When his granddaughter comes to visit, she tries to convince the toymaker that he is still a brilliant inventor – but initially, all her efforts appear to be futile. Time is running for Jeronicus, and it seems only a miracle can repair his reputation and heal his family.

Forest Whitaker stars as Jeronicus Jangle. His rival, Gustafson, is played by Keegan-Michael Key. Madalen Mills portrays Journey, the toymaker’s granddaughter. The ensemble case also features Hugh Bonneville as Mr. Delacroix, Anika Noni Rose as Jessica, Lisa Davina Phillip as Ms. Johnston, and Kieron L. Dyer as Edison. Ricky Martin provides the voice of Don Juan Diego, an animated toy.

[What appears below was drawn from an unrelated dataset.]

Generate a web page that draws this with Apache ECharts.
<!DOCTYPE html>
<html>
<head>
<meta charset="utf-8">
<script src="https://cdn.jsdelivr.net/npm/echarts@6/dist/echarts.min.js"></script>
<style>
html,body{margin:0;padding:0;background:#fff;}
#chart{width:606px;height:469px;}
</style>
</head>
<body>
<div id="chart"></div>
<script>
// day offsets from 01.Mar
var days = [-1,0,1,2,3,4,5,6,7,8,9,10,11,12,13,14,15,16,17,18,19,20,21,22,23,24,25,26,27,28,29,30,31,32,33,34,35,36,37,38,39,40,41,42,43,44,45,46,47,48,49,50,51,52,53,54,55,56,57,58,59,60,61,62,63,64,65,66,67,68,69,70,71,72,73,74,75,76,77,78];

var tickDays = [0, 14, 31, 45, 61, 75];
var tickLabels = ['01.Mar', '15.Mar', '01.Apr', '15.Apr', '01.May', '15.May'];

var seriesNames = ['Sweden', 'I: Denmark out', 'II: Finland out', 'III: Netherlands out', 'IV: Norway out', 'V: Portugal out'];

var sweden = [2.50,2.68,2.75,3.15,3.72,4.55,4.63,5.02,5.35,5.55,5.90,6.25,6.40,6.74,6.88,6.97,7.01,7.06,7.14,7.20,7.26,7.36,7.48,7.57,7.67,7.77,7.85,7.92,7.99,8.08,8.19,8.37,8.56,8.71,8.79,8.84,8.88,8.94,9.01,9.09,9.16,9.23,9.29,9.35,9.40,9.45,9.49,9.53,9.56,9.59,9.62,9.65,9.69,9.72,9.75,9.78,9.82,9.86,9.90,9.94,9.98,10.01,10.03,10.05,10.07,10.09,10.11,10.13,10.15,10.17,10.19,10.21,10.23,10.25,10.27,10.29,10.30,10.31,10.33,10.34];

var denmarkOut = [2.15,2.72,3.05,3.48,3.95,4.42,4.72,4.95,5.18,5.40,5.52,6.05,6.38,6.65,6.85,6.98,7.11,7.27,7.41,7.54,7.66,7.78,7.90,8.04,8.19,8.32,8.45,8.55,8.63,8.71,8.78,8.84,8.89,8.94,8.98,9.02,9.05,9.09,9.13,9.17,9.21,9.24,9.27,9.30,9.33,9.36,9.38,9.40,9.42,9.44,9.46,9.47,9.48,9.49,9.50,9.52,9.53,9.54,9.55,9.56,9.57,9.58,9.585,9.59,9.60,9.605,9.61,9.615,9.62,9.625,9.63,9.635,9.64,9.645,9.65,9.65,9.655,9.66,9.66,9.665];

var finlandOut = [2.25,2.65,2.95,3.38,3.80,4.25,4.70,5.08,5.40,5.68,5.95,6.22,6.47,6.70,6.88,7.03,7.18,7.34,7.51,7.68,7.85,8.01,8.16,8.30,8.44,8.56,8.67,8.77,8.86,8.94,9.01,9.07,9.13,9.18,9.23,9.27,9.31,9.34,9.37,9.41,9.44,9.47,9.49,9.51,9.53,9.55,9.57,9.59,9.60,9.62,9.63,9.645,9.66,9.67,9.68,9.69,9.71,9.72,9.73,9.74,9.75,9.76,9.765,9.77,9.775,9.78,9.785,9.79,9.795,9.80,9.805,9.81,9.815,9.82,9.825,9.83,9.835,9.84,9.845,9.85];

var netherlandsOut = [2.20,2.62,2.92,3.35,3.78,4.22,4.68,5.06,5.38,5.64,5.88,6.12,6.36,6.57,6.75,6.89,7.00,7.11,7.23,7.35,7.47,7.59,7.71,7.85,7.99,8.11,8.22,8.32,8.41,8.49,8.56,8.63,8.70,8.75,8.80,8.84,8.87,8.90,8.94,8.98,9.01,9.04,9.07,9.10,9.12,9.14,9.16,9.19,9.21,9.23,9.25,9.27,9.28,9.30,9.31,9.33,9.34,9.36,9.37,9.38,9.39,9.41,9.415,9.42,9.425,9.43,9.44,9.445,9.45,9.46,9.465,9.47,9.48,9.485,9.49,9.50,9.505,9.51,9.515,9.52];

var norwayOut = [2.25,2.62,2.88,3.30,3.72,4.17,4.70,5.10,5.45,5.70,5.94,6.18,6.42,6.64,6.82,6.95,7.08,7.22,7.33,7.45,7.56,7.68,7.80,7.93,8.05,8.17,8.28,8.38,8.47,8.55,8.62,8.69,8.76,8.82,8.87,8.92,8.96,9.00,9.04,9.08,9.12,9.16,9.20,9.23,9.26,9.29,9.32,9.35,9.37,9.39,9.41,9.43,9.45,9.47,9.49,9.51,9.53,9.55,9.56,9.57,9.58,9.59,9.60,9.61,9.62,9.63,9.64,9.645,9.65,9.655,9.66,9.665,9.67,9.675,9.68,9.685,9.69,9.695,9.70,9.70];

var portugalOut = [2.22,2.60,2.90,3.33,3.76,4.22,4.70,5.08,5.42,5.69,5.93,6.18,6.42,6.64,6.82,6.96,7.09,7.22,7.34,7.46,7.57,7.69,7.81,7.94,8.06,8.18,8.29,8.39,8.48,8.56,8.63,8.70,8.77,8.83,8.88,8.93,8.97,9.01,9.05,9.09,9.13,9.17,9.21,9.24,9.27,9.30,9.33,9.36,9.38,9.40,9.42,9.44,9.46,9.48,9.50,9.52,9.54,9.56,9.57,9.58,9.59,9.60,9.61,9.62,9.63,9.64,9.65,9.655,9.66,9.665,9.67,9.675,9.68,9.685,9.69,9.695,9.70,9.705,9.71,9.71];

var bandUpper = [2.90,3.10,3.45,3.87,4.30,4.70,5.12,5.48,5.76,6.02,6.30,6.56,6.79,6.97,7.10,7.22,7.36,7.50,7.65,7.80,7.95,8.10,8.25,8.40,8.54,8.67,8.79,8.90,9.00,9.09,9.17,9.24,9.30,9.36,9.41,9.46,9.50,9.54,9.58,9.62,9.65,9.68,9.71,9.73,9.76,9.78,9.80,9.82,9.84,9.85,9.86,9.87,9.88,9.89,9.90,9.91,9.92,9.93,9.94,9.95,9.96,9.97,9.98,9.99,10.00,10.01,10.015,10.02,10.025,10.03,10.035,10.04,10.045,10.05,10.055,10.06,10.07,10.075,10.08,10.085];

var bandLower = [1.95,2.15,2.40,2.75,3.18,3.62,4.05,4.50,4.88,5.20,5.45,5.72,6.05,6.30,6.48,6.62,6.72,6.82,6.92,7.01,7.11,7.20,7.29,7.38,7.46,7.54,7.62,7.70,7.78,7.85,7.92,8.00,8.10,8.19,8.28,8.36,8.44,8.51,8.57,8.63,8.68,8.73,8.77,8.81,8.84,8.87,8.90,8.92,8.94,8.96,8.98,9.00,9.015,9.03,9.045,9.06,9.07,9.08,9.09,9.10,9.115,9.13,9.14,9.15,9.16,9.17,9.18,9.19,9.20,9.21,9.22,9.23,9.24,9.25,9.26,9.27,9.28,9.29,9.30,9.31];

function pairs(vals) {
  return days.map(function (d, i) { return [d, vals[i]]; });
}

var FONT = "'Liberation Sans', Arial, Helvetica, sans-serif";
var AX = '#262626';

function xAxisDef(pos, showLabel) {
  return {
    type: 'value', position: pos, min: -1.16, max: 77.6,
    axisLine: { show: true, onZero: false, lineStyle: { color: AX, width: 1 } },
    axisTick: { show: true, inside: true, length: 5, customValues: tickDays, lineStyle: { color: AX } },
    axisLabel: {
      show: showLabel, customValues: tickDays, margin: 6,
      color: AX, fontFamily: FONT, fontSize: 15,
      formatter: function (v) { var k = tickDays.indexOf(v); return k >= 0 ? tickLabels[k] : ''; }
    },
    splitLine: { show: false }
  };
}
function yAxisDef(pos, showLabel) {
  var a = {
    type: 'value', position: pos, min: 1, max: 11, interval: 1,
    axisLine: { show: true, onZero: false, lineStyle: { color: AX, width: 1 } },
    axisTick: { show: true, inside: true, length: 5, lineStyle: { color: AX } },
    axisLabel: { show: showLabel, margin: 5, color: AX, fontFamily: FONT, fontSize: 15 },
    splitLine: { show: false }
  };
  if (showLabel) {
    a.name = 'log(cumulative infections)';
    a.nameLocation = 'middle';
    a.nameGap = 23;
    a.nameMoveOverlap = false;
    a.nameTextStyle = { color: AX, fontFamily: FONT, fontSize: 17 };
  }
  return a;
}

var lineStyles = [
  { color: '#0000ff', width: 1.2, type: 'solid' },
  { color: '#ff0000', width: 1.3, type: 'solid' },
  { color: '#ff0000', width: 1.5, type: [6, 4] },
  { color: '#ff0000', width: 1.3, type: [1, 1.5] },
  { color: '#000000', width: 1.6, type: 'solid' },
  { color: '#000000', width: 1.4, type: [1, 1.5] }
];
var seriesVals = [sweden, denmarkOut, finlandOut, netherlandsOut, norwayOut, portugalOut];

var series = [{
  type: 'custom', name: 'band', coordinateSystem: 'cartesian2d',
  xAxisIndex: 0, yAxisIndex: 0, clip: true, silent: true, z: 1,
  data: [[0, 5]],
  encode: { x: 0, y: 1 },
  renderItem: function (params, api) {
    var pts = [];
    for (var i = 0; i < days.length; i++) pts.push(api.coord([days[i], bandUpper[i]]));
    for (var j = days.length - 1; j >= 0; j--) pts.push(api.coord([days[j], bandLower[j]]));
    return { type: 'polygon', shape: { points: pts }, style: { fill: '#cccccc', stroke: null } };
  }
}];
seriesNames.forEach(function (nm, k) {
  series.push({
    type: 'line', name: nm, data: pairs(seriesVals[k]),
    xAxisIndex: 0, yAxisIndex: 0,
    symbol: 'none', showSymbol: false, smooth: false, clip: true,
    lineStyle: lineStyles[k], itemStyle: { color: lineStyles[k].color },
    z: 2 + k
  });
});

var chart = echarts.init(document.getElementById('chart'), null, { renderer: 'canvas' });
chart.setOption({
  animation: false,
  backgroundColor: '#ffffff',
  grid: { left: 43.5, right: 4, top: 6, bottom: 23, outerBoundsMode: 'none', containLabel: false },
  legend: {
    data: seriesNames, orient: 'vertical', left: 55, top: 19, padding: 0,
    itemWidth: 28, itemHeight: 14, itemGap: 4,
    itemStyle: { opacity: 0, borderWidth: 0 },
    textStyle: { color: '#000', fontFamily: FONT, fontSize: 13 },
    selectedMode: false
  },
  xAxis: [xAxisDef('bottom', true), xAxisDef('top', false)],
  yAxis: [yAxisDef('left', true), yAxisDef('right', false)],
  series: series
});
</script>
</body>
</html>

It's difficult to ignore some similarities between “Jingle Jangle” and 1971’s “Willy Wonka & the Chocolate Factory.” It’s as if Wonka’s rival Arthur Slugworth somehow infiltrated the factory, pilfered all the candy recipes and incited an Oompa-Loompa rebellion. If that sounds bleak and a little depressing – well, it should. The first half of “Jingle Jangle,” after everything spirals out of control for Jeronicus, is a bit dreary. By the time his granddaughter meets him, he has deteriorated into a miserable pessimist. Furthermore, he does not seem to recognize that his inability to escape his chronic despair stems from his own stubbornness and vanity. When others encourage him, he shuns them. When hope emerges, he sweeps it back into the shadows.

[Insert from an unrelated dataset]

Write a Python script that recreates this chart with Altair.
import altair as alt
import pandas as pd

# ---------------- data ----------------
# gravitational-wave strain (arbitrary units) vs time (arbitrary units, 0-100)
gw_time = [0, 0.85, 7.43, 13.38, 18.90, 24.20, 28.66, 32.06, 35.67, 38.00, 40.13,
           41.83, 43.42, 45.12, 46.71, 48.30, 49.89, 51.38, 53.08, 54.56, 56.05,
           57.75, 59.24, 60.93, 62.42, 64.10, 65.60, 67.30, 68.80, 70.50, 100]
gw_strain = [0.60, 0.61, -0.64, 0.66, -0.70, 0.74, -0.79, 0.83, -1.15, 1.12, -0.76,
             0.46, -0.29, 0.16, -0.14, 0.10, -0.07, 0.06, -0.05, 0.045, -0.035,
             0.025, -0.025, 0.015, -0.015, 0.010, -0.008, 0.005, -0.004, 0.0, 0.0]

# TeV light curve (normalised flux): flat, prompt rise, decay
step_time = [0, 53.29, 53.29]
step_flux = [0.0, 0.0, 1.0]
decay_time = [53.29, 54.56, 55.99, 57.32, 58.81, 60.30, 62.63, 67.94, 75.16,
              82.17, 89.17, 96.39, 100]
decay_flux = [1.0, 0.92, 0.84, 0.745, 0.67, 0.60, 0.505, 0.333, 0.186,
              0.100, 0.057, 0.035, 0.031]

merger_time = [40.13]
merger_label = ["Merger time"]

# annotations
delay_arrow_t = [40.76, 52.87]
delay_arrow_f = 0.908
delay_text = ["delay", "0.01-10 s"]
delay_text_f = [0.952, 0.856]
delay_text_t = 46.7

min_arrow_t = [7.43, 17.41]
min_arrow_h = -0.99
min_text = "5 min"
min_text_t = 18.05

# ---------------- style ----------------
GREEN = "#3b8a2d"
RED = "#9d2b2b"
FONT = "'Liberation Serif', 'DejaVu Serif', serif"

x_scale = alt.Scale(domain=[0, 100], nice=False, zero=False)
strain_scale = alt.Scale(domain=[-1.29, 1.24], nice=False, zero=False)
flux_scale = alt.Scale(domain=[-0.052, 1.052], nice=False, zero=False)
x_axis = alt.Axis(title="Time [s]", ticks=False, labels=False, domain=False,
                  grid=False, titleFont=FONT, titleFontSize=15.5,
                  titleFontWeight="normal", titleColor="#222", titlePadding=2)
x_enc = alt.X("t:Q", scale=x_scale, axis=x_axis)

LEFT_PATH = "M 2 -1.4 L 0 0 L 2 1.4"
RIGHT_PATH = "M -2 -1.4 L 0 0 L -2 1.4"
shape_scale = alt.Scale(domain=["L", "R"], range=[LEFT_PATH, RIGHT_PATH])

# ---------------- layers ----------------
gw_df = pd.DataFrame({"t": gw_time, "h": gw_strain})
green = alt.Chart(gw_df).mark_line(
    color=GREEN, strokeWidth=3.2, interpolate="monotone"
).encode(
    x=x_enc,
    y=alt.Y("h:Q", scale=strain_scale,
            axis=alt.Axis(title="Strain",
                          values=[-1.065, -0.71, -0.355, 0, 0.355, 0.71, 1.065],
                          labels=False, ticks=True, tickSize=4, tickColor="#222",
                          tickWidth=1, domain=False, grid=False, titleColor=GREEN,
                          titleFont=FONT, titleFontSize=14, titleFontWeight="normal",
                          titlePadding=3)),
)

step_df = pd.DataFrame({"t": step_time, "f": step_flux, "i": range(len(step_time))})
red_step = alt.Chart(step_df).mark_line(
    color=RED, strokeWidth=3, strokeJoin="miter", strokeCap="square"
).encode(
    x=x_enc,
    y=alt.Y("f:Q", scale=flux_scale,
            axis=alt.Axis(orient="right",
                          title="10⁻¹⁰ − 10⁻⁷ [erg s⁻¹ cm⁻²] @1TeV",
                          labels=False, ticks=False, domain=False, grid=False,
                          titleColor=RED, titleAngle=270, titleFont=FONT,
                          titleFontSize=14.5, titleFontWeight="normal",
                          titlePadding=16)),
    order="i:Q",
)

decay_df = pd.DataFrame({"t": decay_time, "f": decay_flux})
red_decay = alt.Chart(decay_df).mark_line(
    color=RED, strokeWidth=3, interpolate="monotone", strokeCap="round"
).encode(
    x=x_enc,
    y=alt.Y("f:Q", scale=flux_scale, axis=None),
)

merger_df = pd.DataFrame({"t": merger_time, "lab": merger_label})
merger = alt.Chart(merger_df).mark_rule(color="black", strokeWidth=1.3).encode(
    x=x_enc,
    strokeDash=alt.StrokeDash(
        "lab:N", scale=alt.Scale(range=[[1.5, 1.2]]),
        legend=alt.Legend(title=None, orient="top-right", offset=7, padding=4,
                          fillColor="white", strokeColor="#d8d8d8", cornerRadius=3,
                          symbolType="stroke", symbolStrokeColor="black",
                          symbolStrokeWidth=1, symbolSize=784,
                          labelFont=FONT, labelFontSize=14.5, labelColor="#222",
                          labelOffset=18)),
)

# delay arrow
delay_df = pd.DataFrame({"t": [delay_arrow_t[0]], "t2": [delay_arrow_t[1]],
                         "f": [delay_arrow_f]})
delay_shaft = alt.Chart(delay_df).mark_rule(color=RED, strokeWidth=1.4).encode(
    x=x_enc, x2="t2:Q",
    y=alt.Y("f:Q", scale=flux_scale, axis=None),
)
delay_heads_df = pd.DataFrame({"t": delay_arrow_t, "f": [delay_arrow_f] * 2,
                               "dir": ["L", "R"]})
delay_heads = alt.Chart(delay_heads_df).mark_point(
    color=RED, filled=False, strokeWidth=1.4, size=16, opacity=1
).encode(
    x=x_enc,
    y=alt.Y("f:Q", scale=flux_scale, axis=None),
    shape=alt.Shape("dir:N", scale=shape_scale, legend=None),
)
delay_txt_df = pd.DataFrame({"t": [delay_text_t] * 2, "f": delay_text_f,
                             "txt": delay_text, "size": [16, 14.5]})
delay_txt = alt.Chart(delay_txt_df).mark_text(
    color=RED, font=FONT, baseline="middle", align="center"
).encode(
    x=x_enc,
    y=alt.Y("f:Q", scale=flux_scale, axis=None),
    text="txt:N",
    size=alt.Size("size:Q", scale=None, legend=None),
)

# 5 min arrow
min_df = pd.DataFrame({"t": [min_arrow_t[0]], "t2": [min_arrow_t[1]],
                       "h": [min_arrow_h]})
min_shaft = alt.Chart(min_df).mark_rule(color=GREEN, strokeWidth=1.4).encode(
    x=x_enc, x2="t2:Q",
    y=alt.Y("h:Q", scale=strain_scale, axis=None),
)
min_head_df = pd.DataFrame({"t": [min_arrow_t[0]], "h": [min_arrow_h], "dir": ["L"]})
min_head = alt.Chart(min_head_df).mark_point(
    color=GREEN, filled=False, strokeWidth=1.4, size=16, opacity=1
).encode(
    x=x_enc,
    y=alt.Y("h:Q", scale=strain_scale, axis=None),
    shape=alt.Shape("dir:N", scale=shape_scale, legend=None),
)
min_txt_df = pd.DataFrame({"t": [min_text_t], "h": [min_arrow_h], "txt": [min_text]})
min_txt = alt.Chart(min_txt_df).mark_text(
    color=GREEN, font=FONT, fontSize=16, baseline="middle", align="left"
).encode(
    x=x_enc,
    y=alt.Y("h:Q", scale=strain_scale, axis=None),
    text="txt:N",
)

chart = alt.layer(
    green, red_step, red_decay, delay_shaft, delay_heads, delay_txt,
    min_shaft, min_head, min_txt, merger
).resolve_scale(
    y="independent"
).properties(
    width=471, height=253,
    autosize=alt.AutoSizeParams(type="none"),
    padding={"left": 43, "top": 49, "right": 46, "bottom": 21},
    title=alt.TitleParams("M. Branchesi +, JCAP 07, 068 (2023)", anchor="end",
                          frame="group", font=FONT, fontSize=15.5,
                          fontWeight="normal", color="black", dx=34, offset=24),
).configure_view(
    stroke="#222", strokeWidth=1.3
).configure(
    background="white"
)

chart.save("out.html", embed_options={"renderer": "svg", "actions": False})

Fortunately, his granddaughter has inherited his ingenuity and his intractability. She keeps pestering him, keeps chipping away at the wall he has constructed no matter how much he tries to discourage her.

“Jingle Jangle” is a good story, but it’s a clunky one. The film opens with a grandmother (Phylicia Rashad) sitting by the fireside with her grandchildren who ask for a story. Instead of a well-known Christmas fable, she decides to recount the tale of Jeronicus. From time to time, the grandmother’s narration provides signposts for viewers or summarizes events to keep younger audience members up to speed.

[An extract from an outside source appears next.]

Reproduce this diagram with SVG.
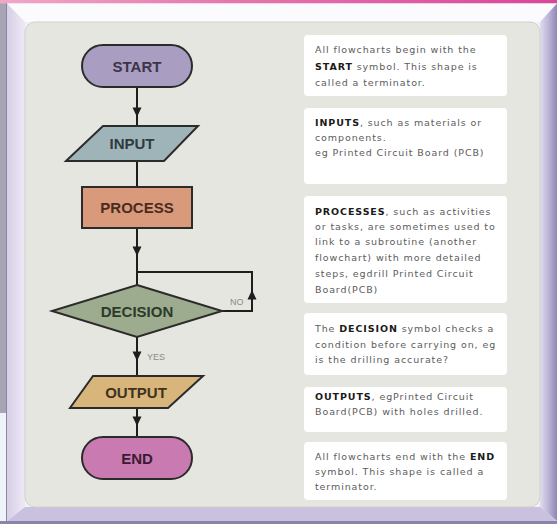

Musical numbers come and go rather abruptly, not always synching well with the story. The action doesn’t always flow smoothly and the connection between spoken dialogue and song doesn’t always feel organic. Still, the choreography is often spectacular, even if it isn’t necessarily clear how the song and dance enhances the scene.

If all this sounds negative, I apologize. In fact, “Jingle Jangle” has a fine story buried beneath layers of chaos and saccharine schmaltziness. Whitaker is outstanding in his role. Mills, too, is fabulous. Even Key does a wonderful job of making Gustafson unlikeable one moment and just a tad tragic the next.

“Jingle Jangle” offers plenty of valuable lessons, not the least of which is the importance of nurturing creativity. Beyond that, it reminds viewers of the importance of family and community and encourages people to believe in themselves. In an era of rampant bullying and terminal self-doubt, any movie that inspires confidence and self-esteem is worth a closer look. It may exploit a few clichés, but it still captures a bit of seasonal magic.

There’s a curious steampunk vibe at work in “Jingle Jangle.” The fantastical setting boasts an anachronistic Victorian aura, as if Charles Dickens had conferred with Steven Moffat on notes for the script. The plot practically pole-vaults from a Broadway style opening extravaganza to subdued suspense, and then from fast-paced action sequences to an emotional final act. It is severely overstuffed, but it still has heart. It’s a 20 pounds of peppermint bark and candy canes in a 5-pound stocking – but what kid is going to complain about that?

Will people still be watching “Jingle Jangle” decades from now as part of their holiday tradition? Nothing’s impossible if you believe, I suppose.